● PROBLEM STATEMENT: Output the full listing below exactly as it reads, and skip anything that is a picture.

● SOURCE MATERIAL:
# # #

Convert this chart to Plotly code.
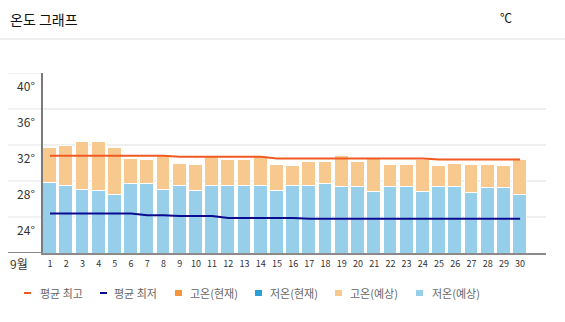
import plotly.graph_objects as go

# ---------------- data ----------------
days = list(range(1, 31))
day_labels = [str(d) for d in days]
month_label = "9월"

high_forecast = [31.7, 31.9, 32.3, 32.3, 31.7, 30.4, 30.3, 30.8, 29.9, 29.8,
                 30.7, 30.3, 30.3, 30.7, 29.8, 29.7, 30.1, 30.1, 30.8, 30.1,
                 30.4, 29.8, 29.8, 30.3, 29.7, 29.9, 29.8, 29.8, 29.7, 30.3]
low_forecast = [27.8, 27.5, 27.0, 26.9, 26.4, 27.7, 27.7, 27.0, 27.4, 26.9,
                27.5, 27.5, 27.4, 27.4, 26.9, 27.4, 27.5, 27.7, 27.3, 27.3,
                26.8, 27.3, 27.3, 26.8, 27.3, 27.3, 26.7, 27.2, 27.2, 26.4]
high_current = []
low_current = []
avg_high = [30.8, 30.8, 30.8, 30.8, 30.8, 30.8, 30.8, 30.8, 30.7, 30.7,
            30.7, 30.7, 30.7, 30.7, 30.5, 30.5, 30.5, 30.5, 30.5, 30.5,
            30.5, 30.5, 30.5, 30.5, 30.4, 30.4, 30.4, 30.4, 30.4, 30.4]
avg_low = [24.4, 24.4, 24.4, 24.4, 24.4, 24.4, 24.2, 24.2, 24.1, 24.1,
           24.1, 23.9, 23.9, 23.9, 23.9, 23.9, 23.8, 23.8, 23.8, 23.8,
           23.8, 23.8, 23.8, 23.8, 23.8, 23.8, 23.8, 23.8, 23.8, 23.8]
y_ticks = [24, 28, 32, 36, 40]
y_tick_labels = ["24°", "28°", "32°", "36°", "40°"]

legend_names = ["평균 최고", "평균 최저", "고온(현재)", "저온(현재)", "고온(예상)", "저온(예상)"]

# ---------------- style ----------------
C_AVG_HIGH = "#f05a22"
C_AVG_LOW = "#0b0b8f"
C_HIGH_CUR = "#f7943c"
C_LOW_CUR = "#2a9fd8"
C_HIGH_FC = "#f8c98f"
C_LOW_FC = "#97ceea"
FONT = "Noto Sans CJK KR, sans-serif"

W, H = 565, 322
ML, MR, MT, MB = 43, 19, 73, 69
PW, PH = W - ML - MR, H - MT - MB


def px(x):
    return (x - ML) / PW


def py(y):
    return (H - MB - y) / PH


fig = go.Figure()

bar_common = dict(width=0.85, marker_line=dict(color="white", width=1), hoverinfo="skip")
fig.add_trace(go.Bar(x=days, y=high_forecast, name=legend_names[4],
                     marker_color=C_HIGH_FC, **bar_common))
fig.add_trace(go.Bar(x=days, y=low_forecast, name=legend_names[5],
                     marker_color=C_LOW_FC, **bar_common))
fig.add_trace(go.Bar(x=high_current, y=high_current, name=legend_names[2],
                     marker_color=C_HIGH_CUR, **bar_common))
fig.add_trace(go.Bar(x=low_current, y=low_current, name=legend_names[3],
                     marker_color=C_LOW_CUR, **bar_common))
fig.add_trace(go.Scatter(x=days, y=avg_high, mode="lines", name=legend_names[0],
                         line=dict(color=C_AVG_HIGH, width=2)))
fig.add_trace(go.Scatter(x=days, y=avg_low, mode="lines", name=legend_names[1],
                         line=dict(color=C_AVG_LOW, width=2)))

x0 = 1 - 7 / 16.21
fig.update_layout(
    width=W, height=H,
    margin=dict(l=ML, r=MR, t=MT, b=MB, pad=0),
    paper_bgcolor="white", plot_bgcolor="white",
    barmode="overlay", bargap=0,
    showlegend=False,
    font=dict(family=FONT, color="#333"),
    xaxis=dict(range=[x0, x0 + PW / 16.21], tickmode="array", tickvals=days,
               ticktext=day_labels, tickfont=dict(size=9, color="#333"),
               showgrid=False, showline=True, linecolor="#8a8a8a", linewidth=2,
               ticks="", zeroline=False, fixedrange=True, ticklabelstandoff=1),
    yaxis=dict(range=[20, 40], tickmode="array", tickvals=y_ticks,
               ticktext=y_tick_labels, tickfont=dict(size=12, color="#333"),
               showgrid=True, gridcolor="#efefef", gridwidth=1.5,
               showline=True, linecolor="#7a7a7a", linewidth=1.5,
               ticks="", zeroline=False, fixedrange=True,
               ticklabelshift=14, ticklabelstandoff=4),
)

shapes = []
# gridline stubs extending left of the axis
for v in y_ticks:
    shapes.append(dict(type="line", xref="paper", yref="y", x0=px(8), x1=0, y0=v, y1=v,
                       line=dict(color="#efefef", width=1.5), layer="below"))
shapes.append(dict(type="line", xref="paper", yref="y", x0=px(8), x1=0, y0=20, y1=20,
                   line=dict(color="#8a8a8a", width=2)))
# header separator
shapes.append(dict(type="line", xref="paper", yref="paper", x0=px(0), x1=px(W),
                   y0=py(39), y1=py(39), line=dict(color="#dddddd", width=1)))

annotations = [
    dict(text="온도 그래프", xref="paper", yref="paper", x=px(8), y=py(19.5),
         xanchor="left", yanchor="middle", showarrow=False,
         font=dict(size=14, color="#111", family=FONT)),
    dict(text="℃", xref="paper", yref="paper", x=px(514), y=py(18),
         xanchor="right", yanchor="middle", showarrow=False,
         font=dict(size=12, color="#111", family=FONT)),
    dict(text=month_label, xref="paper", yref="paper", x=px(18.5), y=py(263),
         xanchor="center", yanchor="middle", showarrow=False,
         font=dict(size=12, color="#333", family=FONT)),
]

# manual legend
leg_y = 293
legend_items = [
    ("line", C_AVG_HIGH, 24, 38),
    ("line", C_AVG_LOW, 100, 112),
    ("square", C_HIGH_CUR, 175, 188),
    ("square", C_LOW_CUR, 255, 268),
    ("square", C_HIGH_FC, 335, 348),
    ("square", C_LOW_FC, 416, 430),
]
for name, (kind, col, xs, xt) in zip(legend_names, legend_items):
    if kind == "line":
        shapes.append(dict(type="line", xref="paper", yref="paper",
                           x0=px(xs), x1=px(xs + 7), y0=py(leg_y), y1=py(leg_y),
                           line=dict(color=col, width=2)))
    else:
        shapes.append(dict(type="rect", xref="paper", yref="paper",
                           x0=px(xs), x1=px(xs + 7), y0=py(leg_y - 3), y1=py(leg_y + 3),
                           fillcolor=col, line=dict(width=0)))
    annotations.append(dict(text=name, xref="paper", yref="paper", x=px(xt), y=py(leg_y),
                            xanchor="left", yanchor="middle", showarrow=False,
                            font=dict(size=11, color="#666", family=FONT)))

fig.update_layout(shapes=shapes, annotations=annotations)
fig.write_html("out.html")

# # #

● RESPONSE BELOW:
Convert this chart to Plotly code.
import plotly.graph_objects as go

# ---------------- data ----------------
days = list(range(1, 31))
day_labels = [str(d) for d in days]
month_label = "9월"

high_forecast = [31.7, 31.9, 32.3, 32.3, 31.7, 30.4, 30.3, 30.8, 29.9, 29.8,
                 30.7, 30.3, 30.3, 30.7, 29.8, 29.7, 30.1, 30.1, 30.8, 30.1,
                 30.4, 29.8, 29.8, 30.3, 29.7, 29.9, 29.8, 29.8, 29.7, 30.3]
low_forecast = [27.8, 27.5, 27.0, 26.9, 26.4, 27.7, 27.7, 27.0, 27.4, 26.9,
                27.5, 27.5, 27.4, 27.4, 26.9, 27.4, 27.5, 27.7, 27.3, 27.3,
                26.8, 27.3, 27.3, 26.8, 27.3, 27.3, 26.7, 27.2, 27.2, 26.4]
high_current = []
low_current = []
avg_high = [30.8, 30.8, 30.8, 30.8, 30.8, 30.8, 30.8, 30.8, 30.7, 30.7,
            30.7, 30.7, 30.7, 30.7, 30.5, 30.5, 30.5, 30.5, 30.5, 30.5,
            30.5, 30.5, 30.5, 30.5, 30.4, 30.4, 30.4, 30.4, 30.4, 30.4]
avg_low = [24.4, 24.4, 24.4, 24.4, 24.4, 24.4, 24.2, 24.2, 24.1, 24.1,
           24.1, 23.9, 23.9, 23.9, 23.9, 23.9, 23.8, 23.8, 23.8, 23.8,
           23.8, 23.8, 23.8, 23.8, 23.8, 23.8, 23.8, 23.8, 23.8, 23.8]
y_ticks = [24, 28, 32, 36, 40]
y_tick_labels = ["24°", "28°", "32°", "36°", "40°"]

legend_names = ["평균 최고", "평균 최저", "고온(현재)", "저온(현재)", "고온(예상)", "저온(예상)"]

# ---------------- style ----------------
C_AVG_HIGH = "#f05a22"
C_AVG_LOW = "#0b0b8f"
C_HIGH_CUR = "#f7943c"
C_LOW_CUR = "#2a9fd8"
C_HIGH_FC = "#f8c98f"
C_LOW_FC = "#97ceea"
FONT = "Noto Sans CJK KR, sans-serif"

W, H = 565, 322
ML, MR, MT, MB = 43, 19, 73, 69
PW, PH = W - ML - MR, H - MT - MB


def px(x):
    return (x - ML) / PW


def py(y):
    return (H - MB - y) / PH


fig = go.Figure()

bar_common = dict(width=0.85, marker_line=dict(color="white", width=1), hoverinfo="skip")
fig.add_trace(go.Bar(x=days, y=high_forecast, name=legend_names[4],
                     marker_color=C_HIGH_FC, **bar_common))
fig.add_trace(go.Bar(x=days, y=low_forecast, name=legend_names[5],
                     marker_color=C_LOW_FC, **bar_common))
fig.add_trace(go.Bar(x=high_current, y=high_current, name=legend_names[2],
                     marker_color=C_HIGH_CUR, **bar_common))
fig.add_trace(go.Bar(x=low_current, y=low_current, name=legend_names[3],
                     marker_color=C_LOW_CUR, **bar_common))
fig.add_trace(go.Scatter(x=days, y=avg_high, mode="lines", name=legend_names[0],
                         line=dict(color=C_AVG_HIGH, width=2)))
fig.add_trace(go.Scatter(x=days, y=avg_low, mode="lines", name=legend_names[1],
                         line=dict(color=C_AVG_LOW, width=2)))

x0 = 1 - 7 / 16.21
fig.update_layout(
    width=W, height=H,
    margin=dict(l=ML, r=MR, t=MT, b=MB, pad=0),
    paper_bgcolor="white", plot_bgcolor="white",
    barmode="overlay", bargap=0,
    showlegend=False,
    font=dict(family=FONT, color="#333"),
    xaxis=dict(range=[x0, x0 + PW / 16.21], tickmode="array", tickvals=days,
               ticktext=day_labels, tickfont=dict(size=9, color="#333"),
               showgrid=False, showline=True, linecolor="#8a8a8a", linewidth=2,
               ticks="", zeroline=False, fixedrange=True, ticklabelstandoff=1),
    yaxis=dict(range=[20, 40], tickmode="array", tickvals=y_ticks,
               ticktext=y_tick_labels, tickfont=dict(size=12, color="#333"),
               showgrid=True, gridcolor="#efefef", gridwidth=1.5,
               showline=True, linecolor="#7a7a7a", linewidth=1.5,
               ticks="", zeroline=False, fixedrange=True,
               ticklabelshift=14, ticklabelstandoff=4),
)

shapes = []
# gridline stubs extending left of the axis
for v in y_ticks:
    shapes.append(dict(type="line", xref="paper", yref="y", x0=px(8), x1=0, y0=v, y1=v,
                       line=dict(color="#efefef", width=1.5), layer="below"))
shapes.append(dict(type="line", xref="paper", yref="y", x0=px(8), x1=0, y0=20, y1=20,
                   line=dict(color="#8a8a8a", width=2)))
# header separator
shapes.append(dict(type="line", xref="paper", yref="paper", x0=px(0), x1=px(W),
                   y0=py(39), y1=py(39), line=dict(color="#dddddd", width=1)))

annotations = [
    dict(text="온도 그래프", xref="paper", yref="paper", x=px(8), y=py(19.5),
         xanchor="left", yanchor="middle", showarrow=False,
         font=dict(size=14, color="#111", family=FONT)),
    dict(text="℃", xref="paper", yref="paper", x=px(514), y=py(18),
         xanchor="right", yanchor="middle", showarrow=False,
         font=dict(size=12, color="#111", family=FONT)),
    dict(text=month_label, xref="paper", yref="paper", x=px(18.5), y=py(263),
         xanchor="center", yanchor="middle", showarrow=False,
         font=dict(size=12, color="#333", family=FONT)),
]

# manual legend
leg_y = 293
legend_items = [
    ("line", C_AVG_HIGH, 24, 38),
    ("line", C_AVG_LOW, 100, 112),
    ("square", C_HIGH_CUR, 175, 188),
    ("square", C_LOW_CUR, 255, 268),
    ("square", C_HIGH_FC, 335, 348),
    ("square", C_LOW_FC, 416, 430),
]
for name, (kind, col, xs, xt) in zip(legend_names, legend_items):
    if kind == "line":
        shapes.append(dict(type="line", xref="paper", yref="paper",
                           x0=px(xs), x1=px(xs + 7), y0=py(leg_y), y1=py(leg_y),
                           line=dict(color=col, width=2)))
    else:
        shapes.append(dict(type="rect", xref="paper", yref="paper",
                           x0=px(xs), x1=px(xs + 7), y0=py(leg_y - 3), y1=py(leg_y + 3),
                           fillcolor=col, line=dict(width=0)))
    annotations.append(dict(text=name, xref="paper", yref="paper", x=px(xt), y=py(leg_y),
                            xanchor="left", yanchor="middle", showarrow=False,
                            font=dict(size=11, color="#666", family=FONT)))

fig.update_layout(shapes=shapes, annotations=annotations)
fig.write_html("out.html")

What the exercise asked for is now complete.